───── Material provided ─────

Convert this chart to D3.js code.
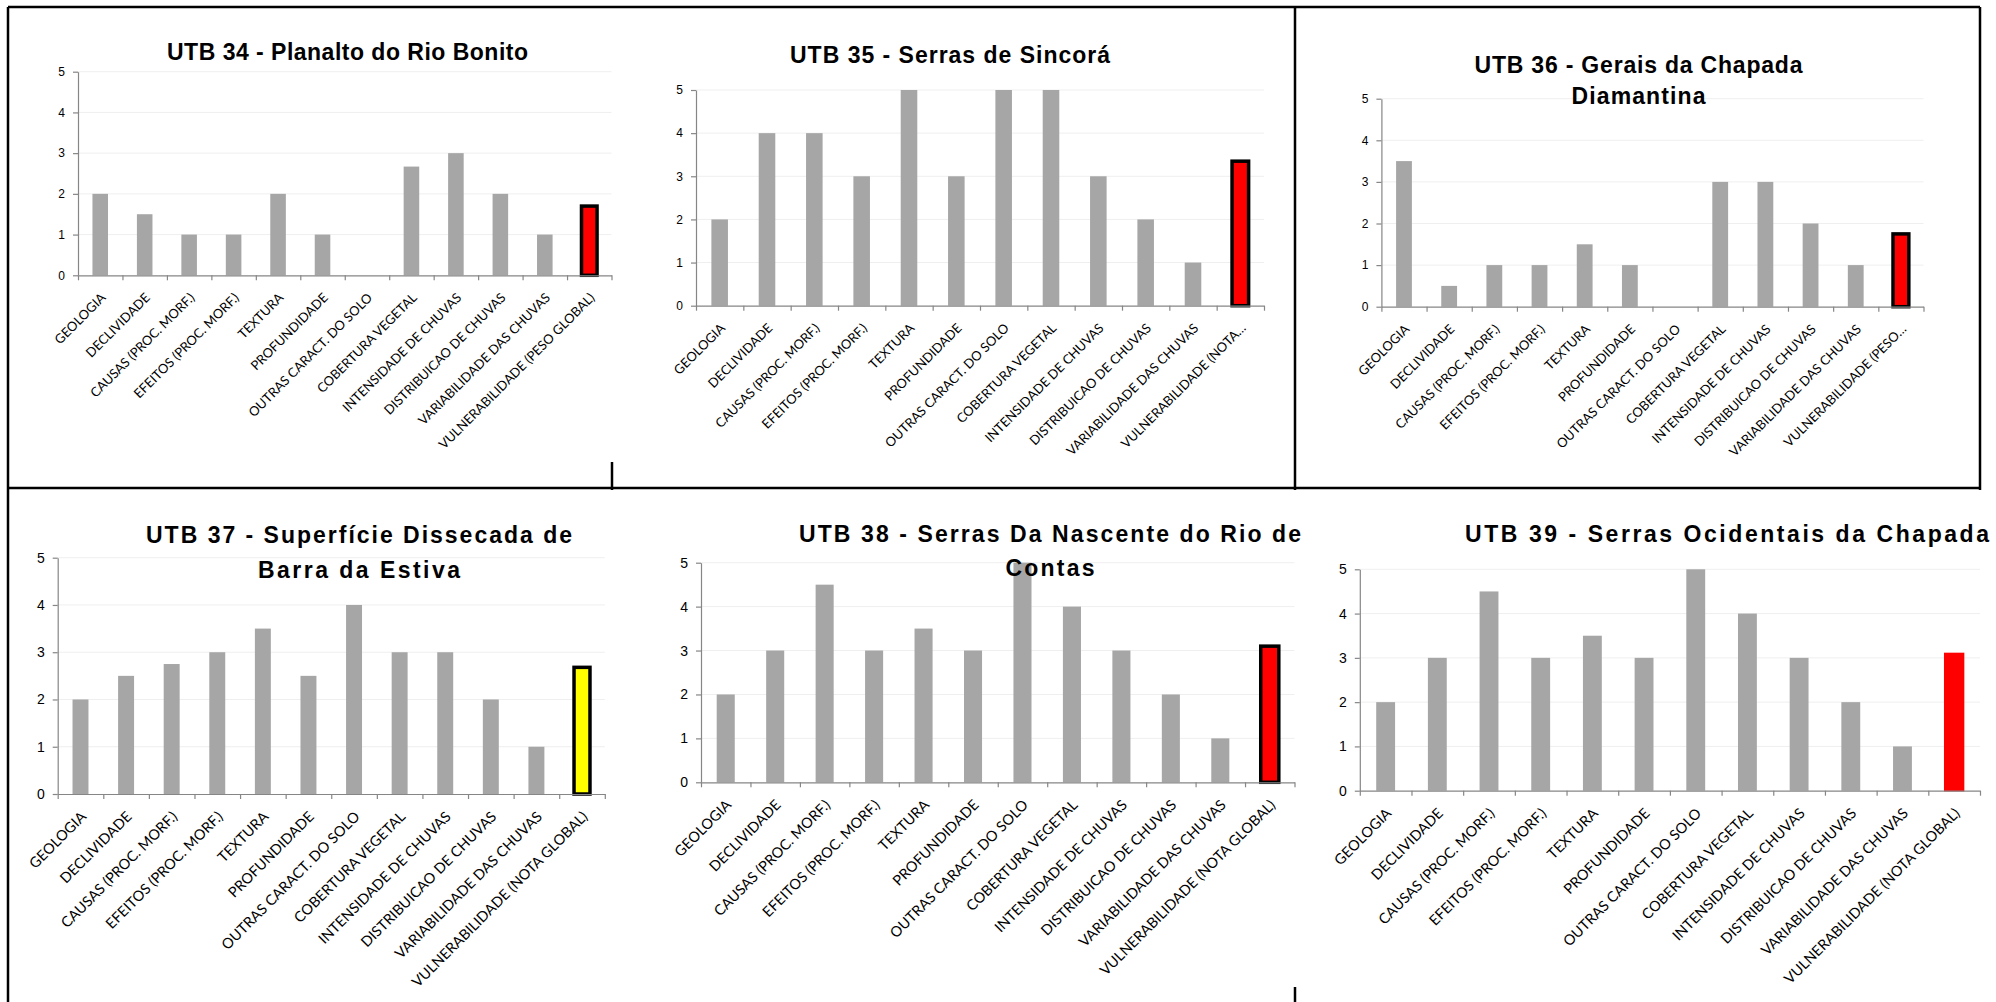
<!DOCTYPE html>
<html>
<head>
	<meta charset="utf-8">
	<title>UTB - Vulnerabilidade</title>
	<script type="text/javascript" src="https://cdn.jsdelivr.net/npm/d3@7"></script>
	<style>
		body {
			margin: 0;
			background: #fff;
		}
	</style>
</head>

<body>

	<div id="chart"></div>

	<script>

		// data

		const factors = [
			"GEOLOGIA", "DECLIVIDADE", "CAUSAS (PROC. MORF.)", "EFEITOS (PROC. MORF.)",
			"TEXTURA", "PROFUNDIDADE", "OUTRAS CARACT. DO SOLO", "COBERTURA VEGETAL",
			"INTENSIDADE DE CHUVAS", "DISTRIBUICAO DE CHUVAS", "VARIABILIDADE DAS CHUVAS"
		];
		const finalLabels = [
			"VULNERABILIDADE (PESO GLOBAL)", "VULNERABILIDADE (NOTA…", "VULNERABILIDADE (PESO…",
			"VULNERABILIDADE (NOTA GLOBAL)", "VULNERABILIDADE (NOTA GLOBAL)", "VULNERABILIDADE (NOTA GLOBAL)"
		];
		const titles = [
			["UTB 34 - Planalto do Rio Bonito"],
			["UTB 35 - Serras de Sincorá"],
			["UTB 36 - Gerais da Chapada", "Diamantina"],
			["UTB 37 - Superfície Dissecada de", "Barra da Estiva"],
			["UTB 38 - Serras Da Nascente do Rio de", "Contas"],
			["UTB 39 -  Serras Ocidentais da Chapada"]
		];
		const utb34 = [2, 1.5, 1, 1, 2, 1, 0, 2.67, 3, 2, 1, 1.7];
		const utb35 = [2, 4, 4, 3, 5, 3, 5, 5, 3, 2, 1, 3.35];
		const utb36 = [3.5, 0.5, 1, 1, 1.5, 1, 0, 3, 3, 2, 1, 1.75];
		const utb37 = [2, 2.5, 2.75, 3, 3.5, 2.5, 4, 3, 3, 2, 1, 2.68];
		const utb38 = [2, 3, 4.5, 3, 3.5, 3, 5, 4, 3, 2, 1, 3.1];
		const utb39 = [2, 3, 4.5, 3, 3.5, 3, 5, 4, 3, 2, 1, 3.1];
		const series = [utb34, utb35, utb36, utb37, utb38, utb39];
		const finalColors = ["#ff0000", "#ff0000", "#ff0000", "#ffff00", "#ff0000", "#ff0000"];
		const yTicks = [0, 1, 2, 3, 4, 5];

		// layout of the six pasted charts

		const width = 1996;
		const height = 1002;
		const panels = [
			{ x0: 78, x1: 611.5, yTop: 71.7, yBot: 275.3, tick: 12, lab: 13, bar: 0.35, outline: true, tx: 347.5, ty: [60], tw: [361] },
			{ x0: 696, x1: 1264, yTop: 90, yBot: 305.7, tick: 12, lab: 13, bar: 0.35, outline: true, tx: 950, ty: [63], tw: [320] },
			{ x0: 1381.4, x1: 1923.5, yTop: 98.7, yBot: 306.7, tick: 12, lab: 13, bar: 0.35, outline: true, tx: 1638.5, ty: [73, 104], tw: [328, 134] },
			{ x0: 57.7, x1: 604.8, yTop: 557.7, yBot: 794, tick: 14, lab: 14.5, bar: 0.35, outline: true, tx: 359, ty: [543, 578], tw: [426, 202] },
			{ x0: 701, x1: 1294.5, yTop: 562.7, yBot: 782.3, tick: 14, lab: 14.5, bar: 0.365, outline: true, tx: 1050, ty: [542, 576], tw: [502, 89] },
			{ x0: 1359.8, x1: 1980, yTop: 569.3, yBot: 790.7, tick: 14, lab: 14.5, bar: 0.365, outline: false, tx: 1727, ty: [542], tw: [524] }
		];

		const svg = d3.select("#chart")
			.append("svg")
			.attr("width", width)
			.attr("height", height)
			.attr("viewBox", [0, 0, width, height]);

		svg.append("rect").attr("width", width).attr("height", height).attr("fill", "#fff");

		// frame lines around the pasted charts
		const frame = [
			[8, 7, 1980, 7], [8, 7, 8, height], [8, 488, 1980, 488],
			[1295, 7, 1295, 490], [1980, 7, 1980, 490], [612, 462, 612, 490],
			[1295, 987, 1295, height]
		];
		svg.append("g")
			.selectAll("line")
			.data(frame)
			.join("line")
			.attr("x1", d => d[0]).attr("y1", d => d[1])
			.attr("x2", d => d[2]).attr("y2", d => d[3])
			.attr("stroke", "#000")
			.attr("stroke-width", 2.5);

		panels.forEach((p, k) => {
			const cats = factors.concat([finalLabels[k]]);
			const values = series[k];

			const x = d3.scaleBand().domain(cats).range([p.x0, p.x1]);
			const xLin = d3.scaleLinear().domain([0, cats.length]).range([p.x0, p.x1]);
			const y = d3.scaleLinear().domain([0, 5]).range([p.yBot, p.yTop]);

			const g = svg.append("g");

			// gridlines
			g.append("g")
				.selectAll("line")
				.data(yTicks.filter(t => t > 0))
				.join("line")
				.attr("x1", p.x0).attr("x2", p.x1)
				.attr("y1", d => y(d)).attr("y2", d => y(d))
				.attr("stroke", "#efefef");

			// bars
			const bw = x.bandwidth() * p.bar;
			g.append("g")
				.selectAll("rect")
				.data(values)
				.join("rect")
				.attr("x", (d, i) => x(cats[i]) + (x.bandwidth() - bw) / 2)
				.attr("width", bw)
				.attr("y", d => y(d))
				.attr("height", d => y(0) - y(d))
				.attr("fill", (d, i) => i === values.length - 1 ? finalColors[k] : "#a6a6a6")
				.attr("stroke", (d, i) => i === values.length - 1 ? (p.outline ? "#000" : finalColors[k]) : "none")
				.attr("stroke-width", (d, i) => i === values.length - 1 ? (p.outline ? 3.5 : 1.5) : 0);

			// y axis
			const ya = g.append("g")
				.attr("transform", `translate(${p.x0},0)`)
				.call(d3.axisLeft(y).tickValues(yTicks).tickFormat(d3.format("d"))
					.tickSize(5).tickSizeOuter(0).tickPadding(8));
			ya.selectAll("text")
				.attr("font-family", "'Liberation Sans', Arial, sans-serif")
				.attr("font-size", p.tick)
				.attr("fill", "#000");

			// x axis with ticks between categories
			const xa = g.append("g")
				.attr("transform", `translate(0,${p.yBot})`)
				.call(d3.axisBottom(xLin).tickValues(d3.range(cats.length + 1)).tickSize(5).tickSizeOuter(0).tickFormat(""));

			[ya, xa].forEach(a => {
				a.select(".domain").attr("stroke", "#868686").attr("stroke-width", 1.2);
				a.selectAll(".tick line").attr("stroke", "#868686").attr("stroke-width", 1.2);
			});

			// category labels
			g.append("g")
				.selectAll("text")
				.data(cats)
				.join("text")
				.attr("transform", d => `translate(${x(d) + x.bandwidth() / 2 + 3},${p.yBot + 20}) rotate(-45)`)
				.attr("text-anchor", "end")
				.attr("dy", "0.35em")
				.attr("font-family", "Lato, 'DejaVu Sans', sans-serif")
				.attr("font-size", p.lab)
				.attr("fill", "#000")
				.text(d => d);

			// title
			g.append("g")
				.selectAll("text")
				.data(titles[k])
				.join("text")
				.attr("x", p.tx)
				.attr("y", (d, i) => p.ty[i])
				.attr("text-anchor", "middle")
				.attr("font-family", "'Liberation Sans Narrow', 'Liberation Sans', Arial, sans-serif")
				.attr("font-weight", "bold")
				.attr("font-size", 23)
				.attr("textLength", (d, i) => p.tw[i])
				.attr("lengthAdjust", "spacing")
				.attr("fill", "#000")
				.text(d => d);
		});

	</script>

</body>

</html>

─────

> _Problem description_
Copy all the data exactly as written, but skip any picture.

> _Exercise solution_
Convert this chart to D3.js code.
<!DOCTYPE html>
<html>
<head>
	<meta charset="utf-8">
	<title>UTB - Vulnerabilidade</title>
	<script type="text/javascript" src="https://cdn.jsdelivr.net/npm/d3@7"></script>
	<style>
		body {
			margin: 0;
			background: #fff;
		}
	</style>
</head>

<body>

	<div id="chart"></div>

	<script>

		// data

		const factors = [
			"GEOLOGIA", "DECLIVIDADE", "CAUSAS (PROC. MORF.)", "EFEITOS (PROC. MORF.)",
			"TEXTURA", "PROFUNDIDADE", "OUTRAS CARACT. DO SOLO", "COBERTURA VEGETAL",
			"INTENSIDADE DE CHUVAS", "DISTRIBUICAO DE CHUVAS", "VARIABILIDADE DAS CHUVAS"
		];
		const finalLabels = [
			"VULNERABILIDADE (PESO GLOBAL)", "VULNERABILIDADE (NOTA…", "VULNERABILIDADE (PESO…",
			"VULNERABILIDADE (NOTA GLOBAL)", "VULNERABILIDADE (NOTA GLOBAL)", "VULNERABILIDADE (NOTA GLOBAL)"
		];
		const titles = [
			["UTB 34 - Planalto do Rio Bonito"],
			["UTB 35 - Serras de Sincorá"],
			["UTB 36 - Gerais da Chapada", "Diamantina"],
			["UTB 37 - Superfície Dissecada de", "Barra da Estiva"],
			["UTB 38 - Serras Da Nascente do Rio de", "Contas"],
			["UTB 39 -  Serras Ocidentais da Chapada"]
		];
		const utb34 = [2, 1.5, 1, 1, 2, 1, 0, 2.67, 3, 2, 1, 1.7];
		const utb35 = [2, 4, 4, 3, 5, 3, 5, 5, 3, 2, 1, 3.35];
		const utb36 = [3.5, 0.5, 1, 1, 1.5, 1, 0, 3, 3, 2, 1, 1.75];
		const utb37 = [2, 2.5, 2.75, 3, 3.5, 2.5, 4, 3, 3, 2, 1, 2.68];
		const utb38 = [2, 3, 4.5, 3, 3.5, 3, 5, 4, 3, 2, 1, 3.1];
		const utb39 = [2, 3, 4.5, 3, 3.5, 3, 5, 4, 3, 2, 1, 3.1];
		const series = [utb34, utb35, utb36, utb37, utb38, utb39];
		const finalColors = ["#ff0000", "#ff0000", "#ff0000", "#ffff00", "#ff0000", "#ff0000"];
		const yTicks = [0, 1, 2, 3, 4, 5];

		// layout of the six pasted charts

		const width = 1996;
		const height = 1002;
		const panels = [
			{ x0: 78, x1: 611.5, yTop: 71.7, yBot: 275.3, tick: 12, lab: 13, bar: 0.35, outline: true, tx: 347.5, ty: [60], tw: [361] },
			{ x0: 696, x1: 1264, yTop: 90, yBot: 305.7, tick: 12, lab: 13, bar: 0.35, outline: true, tx: 950, ty: [63], tw: [320] },
			{ x0: 1381.4, x1: 1923.5, yTop: 98.7, yBot: 306.7, tick: 12, lab: 13, bar: 0.35, outline: true, tx: 1638.5, ty: [73, 104], tw: [328, 134] },
			{ x0: 57.7, x1: 604.8, yTop: 557.7, yBot: 794, tick: 14, lab: 14.5, bar: 0.35, outline: true, tx: 359, ty: [543, 578], tw: [426, 202] },
			{ x0: 701, x1: 1294.5, yTop: 562.7, yBot: 782.3, tick: 14, lab: 14.5, bar: 0.365, outline: true, tx: 1050, ty: [542, 576], tw: [502, 89] },
			{ x0: 1359.8, x1: 1980, yTop: 569.3, yBot: 790.7, tick: 14, lab: 14.5, bar: 0.365, outline: false, tx: 1727, ty: [542], tw: [524] }
		];

		const svg = d3.select("#chart")
			.append("svg")
			.attr("width", width)
			.attr("height", height)
			.attr("viewBox", [0, 0, width, height]);

		svg.append("rect").attr("width", width).attr("height", height).attr("fill", "#fff");

		// frame lines around the pasted charts
		const frame = [
			[8, 7, 1980, 7], [8, 7, 8, height], [8, 488, 1980, 488],
			[1295, 7, 1295, 490], [1980, 7, 1980, 490], [612, 462, 612, 490],
			[1295, 987, 1295, height]
		];
		svg.append("g")
			.selectAll("line")
			.data(frame)
			.join("line")
			.attr("x1", d => d[0]).attr("y1", d => d[1])
			.attr("x2", d => d[2]).attr("y2", d => d[3])
			.attr("stroke", "#000")
			.attr("stroke-width", 2.5);

		panels.forEach((p, k) => {
			const cats = factors.concat([finalLabels[k]]);
			const values = series[k];

			const x = d3.scaleBand().domain(cats).range([p.x0, p.x1]);
			const xLin = d3.scaleLinear().domain([0, cats.length]).range([p.x0, p.x1]);
			const y = d3.scaleLinear().domain([0, 5]).range([p.yBot, p.yTop]);

			const g = svg.append("g");

			// gridlines
			g.append("g")
				.selectAll("line")
				.data(yTicks.filter(t => t > 0))
				.join("line")
				.attr("x1", p.x0).attr("x2", p.x1)
				.attr("y1", d => y(d)).attr("y2", d => y(d))
				.attr("stroke", "#efefef");

			// bars
			const bw = x.bandwidth() * p.bar;
			g.append("g")
				.selectAll("rect")
				.data(values)
				.join("rect")
				.attr("x", (d, i) => x(cats[i]) + (x.bandwidth() - bw) / 2)
				.attr("width", bw)
				.attr("y", d => y(d))
				.attr("height", d => y(0) - y(d))
				.attr("fill", (d, i) => i === values.length - 1 ? finalColors[k] : "#a6a6a6")
				.attr("stroke", (d, i) => i === values.length - 1 ? (p.outline ? "#000" : finalColors[k]) : "none")
				.attr("stroke-width", (d, i) => i === values.length - 1 ? (p.outline ? 3.5 : 1.5) : 0);

			// y axis
			const ya = g.append("g")
				.attr("transform", `translate(${p.x0},0)`)
				.call(d3.axisLeft(y).tickValues(yTicks).tickFormat(d3.format("d"))
					.tickSize(5).tickSizeOuter(0).tickPadding(8));
			ya.selectAll("text")
				.attr("font-family", "'Liberation Sans', Arial, sans-serif")
				.attr("font-size", p.tick)
				.attr("fill", "#000");

			// x axis with ticks between categories
			const xa = g.append("g")
				.attr("transform", `translate(0,${p.yBot})`)
				.call(d3.axisBottom(xLin).tickValues(d3.range(cats.length + 1)).tickSize(5).tickSizeOuter(0).tickFormat(""));

			[ya, xa].forEach(a => {
				a.select(".domain").attr("stroke", "#868686").attr("stroke-width", 1.2);
				a.selectAll(".tick line").attr("stroke", "#868686").attr("stroke-width", 1.2);
			});

			// category labels
			g.append("g")
				.selectAll("text")
				.data(cats)
				.join("text")
				.attr("transform", d => `translate(${x(d) + x.bandwidth() / 2 + 3},${p.yBot + 20}) rotate(-45)`)
				.attr("text-anchor", "end")
				.attr("dy", "0.35em")
				.attr("font-family", "Lato, 'DejaVu Sans', sans-serif")
				.attr("font-size", p.lab)
				.attr("fill", "#000")
				.text(d => d);

			// title
			g.append("g")
				.selectAll("text")
				.data(titles[k])
				.join("text")
				.attr("x", p.tx)
				.attr("y", (d, i) => p.ty[i])
				.attr("text-anchor", "middle")
				.attr("font-family", "'Liberation Sans Narrow', 'Liberation Sans', Arial, sans-serif")
				.attr("font-weight", "bold")
				.attr("font-size", 23)
				.attr("textLength", (d, i) => p.tw[i])
				.attr("lengthAdjust", "spacing")
				.attr("fill", "#000")
				.text(d => d);
		});

	</script>

</body>

</html>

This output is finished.